I don’t know any highlevel docs on the Haiku kernel either, but then compared to Linux the amount of source code is rather manageable. It’s pretty well readable, too. If you end up going down that road you might do the community a favor if you write some doc on the way. :wink:

Would you care to elaborate on that? Because, to my knowledge, the size of the Haiku kernel is a fraction of the Linux kernel. And the Haiku servers look and smell like those in Minix. Feel free to reference source code.

To my knowledge, and I haven’t looked at the kernel source because I code at the app level, BeOS was a true micro-kernel, Haiku is a ‘hybrid micro-kernel’ because the drivers are monolithic and live in the kernel, not user land. Other than that, the Haiku kernel has most of the attributes of a microkernel. Correct me if I am wrong.

And BTW, we love to argue about microkernels :slight_smile:

And yes, if you wanted to add some documentation it would be greatly appreciated.

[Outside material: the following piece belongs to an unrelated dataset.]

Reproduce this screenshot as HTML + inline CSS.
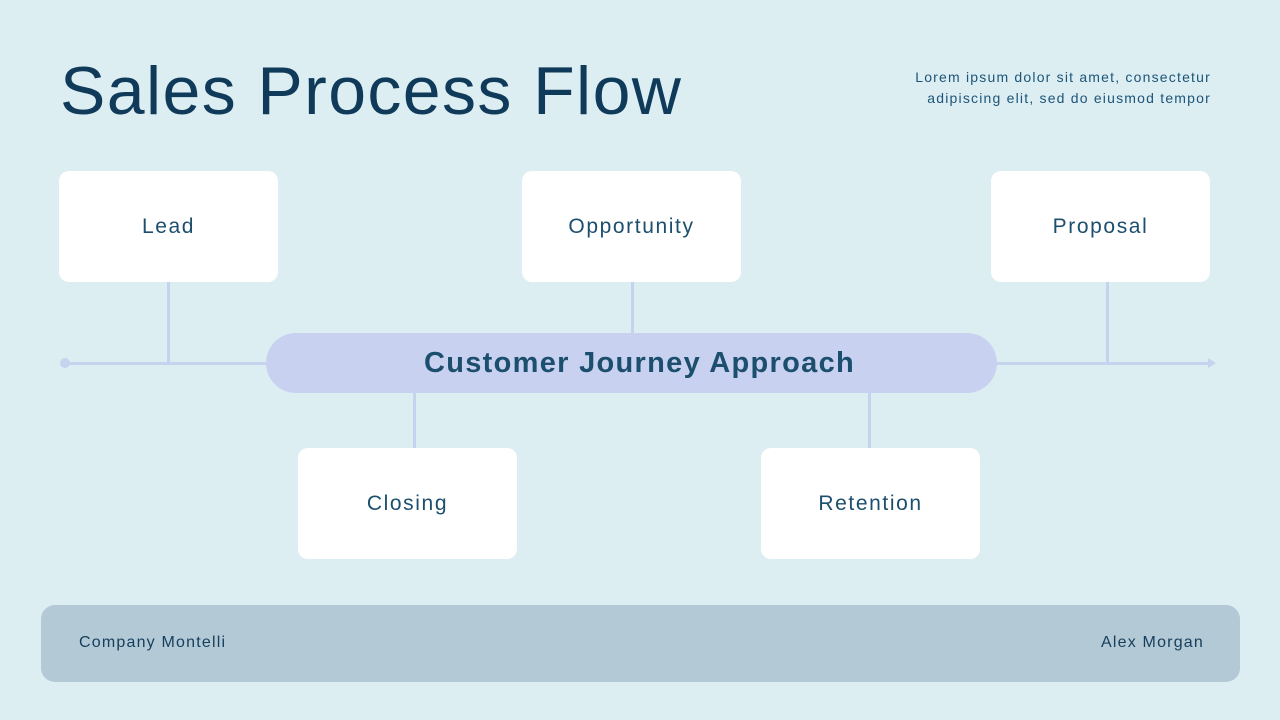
<!DOCTYPE html>
<html><head><meta charset="utf-8"><style>
*{margin:0;padding:0;box-sizing:border-box}
body{width:1280px;height:720px;background:#ddeef2;font-family:"Liberation Sans",sans-serif;position:relative;overflow:hidden}
.t{position:absolute;left:60px;top:52px;font-size:68px;color:#0f3a5a;letter-spacing:1.4px}
.s{position:absolute;right:69px;top:67px;text-align:right;font-size:14px;line-height:21px;color:#1c5578;letter-spacing:1.2px}
.b{position:absolute;width:219px;height:111px;background:#fff;border-radius:10px;display:flex;align-items:center;justify-content:center;font-size:21px;color:#1c4e6e;letter-spacing:1.6px}
.l{position:absolute;background:#c6d3ee}
.pill{position:absolute;left:266px;top:333px;width:731px;height:60px;border-radius:30px;background:#c8d1ef;display:flex;align-items:center;justify-content:center;padding-left:16px;font-size:29px;font-weight:bold;color:#1c4e6e;letter-spacing:1.3px}
.f{position:absolute;left:41px;top:605px;width:1199px;height:77px;border-radius:14px;background:#b3c9d6;font-size:16px;color:#143e5c;letter-spacing:1.2px}
</style></head><body>
<div class="t">Sales Process Flow</div>
<div class="s">Lorem ipsum dolor sit amet, consectetur<br>adipiscing elit, sed do eiusmod tempor</div>
<div class="l" style="left:65px;top:362px;width:1148px;height:3px"></div>
<div class="l" style="left:60px;top:358px;width:10px;height:10px;border-radius:5px"></div>
<svg style="position:absolute;left:1208px;top:358px" width="10" height="10"><polygon points="0,0 8,5 0,10" fill="#c6d3ee"/></svg>
<div class="l" style="left:167px;top:282px;width:3px;height:82px"></div>
<div class="l" style="left:631px;top:282px;width:3px;height:52px"></div>
<div class="l" style="left:1106px;top:282px;width:3px;height:82px"></div>
<div class="l" style="left:413px;top:392px;width:3px;height:56px"></div>
<div class="l" style="left:868px;top:392px;width:3px;height:56px"></div>
<div class="b" style="left:59px;top:171px">Lead</div>
<div class="b" style="left:522px;top:171px">Opportunity</div>
<div class="b" style="left:991px;top:171px">Proposal</div>
<div class="b" style="left:298px;top:448px">Closing</div>
<div class="b" style="left:761px;top:448px">Retention</div>
<div class="pill">Customer Journey Approach</div>
<div class="f"><span style="position:absolute;left:38px;top:29px">Company Montelli</span><span style="position:absolute;right:36px;top:29px">Alex Morgan</span></div>
</body></html>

Neither one is even remotely a microkernel by any definition. A true microkernel has very little running in the kernel itself besides thread management and virtual memory management, i.e. even device drivers live at the userland privilege level. Both BeOS and Haiku have all kinds of other modules and subsystems in kernel space, which rules them out of the microkernel qualification entirely. I might further note, source code size is completely irrelevant to whether or not something is qualified as a microkernel.

Actual kernel size has little to do with whether it’s monolithic or microkernel.

It has far more to do with process and memory separation…

When a driver loaded by the kernel can crash the kernel, it’s monolithic. When a crash in the netstack or its drivers can crash the kernel, it’s monolithic. When a misbehaving video driver can crash the kernel, it’s monolithic (the use of accelerants makes this particular example a hybrid).

In a true microkernel system, almost nothing is running in the kernel’s process space, and therefore, none of the drivers, network subsystems, etc. can crash the kernel or access it’s memory directly.

P.S. As a side effect, microkernel’s are expected to be slower - there’s a lot more overhead, and message passing involved.

They’re really nothing at all alike.

Let’s take as our first example a Minix File Server. In Minix a File Server is a process which implements one of the disk filesystems, for example FAT. It runs in userspace, and it receives messages from the VFS server and sends replies back. Most File Servers in turn send messages to servers providing access to the physical disk hardware. If the file system crashes, Minix tries to restart it and if that’s not possible you are no longer able to access files from that server but the rest of the system continues to function.

In Haiku there is instead a piece of kernel code, a filesystem driver which implements a disk filesystem. It runs as part of the Haiku kernel (you can see source code in haiku/src/add-ons/kernel/file_systems/fat) and other code in the Haiku kernel can make function calls to it, and access its data structures directly and it can do likewise. If it crashes the kernel has crashed, you will get a KDL prompt at best or perhaps the machine will just lock up and you’ll have to restart.

BeOS was the same in these respects, the only place where BeOS resembled a microkernel design at all was in the decision to put the network stack (TCP/IP implementation, etc.) in a userspace program called net_server. But the actual network hardware drivers lived in the kernel just like any other monolithic kernel. The net_server design can perhaps mostly be explained by timing, BeOS marginally pre-dates widespread enthusiasm for the Internet and so adding Berkeley Sockets support to BeOS was probably just as much of a retro-fit as it was in Windows 3.x. As a consequence the performance is poor (Haiku network performance isn’t good, but BeOS was immediately noticeable for its poor networking) and interoperability is even worse than usual. If JLG had somehow known, in 1991, that the Internet was going to be huge in the next few years probably net_server would never have happened at all.

You suggest that Haiku’s kernel has “most of the attributes” of a microkernel. Perhaps it does, in the same way that a goose has “most of the attributes” of a fish. A goose and a fish are both vertebrates, and the Haiku kernel and a microkernel are both computer software. But I suggest a better test would be whether it has most (or indeed any) of the attributes that set microkernels apart from monolithic designs. A good start to answering that question would be to add to the list of such attributes. So far we have: drivers live in userspace, on which you agree Haiku fails.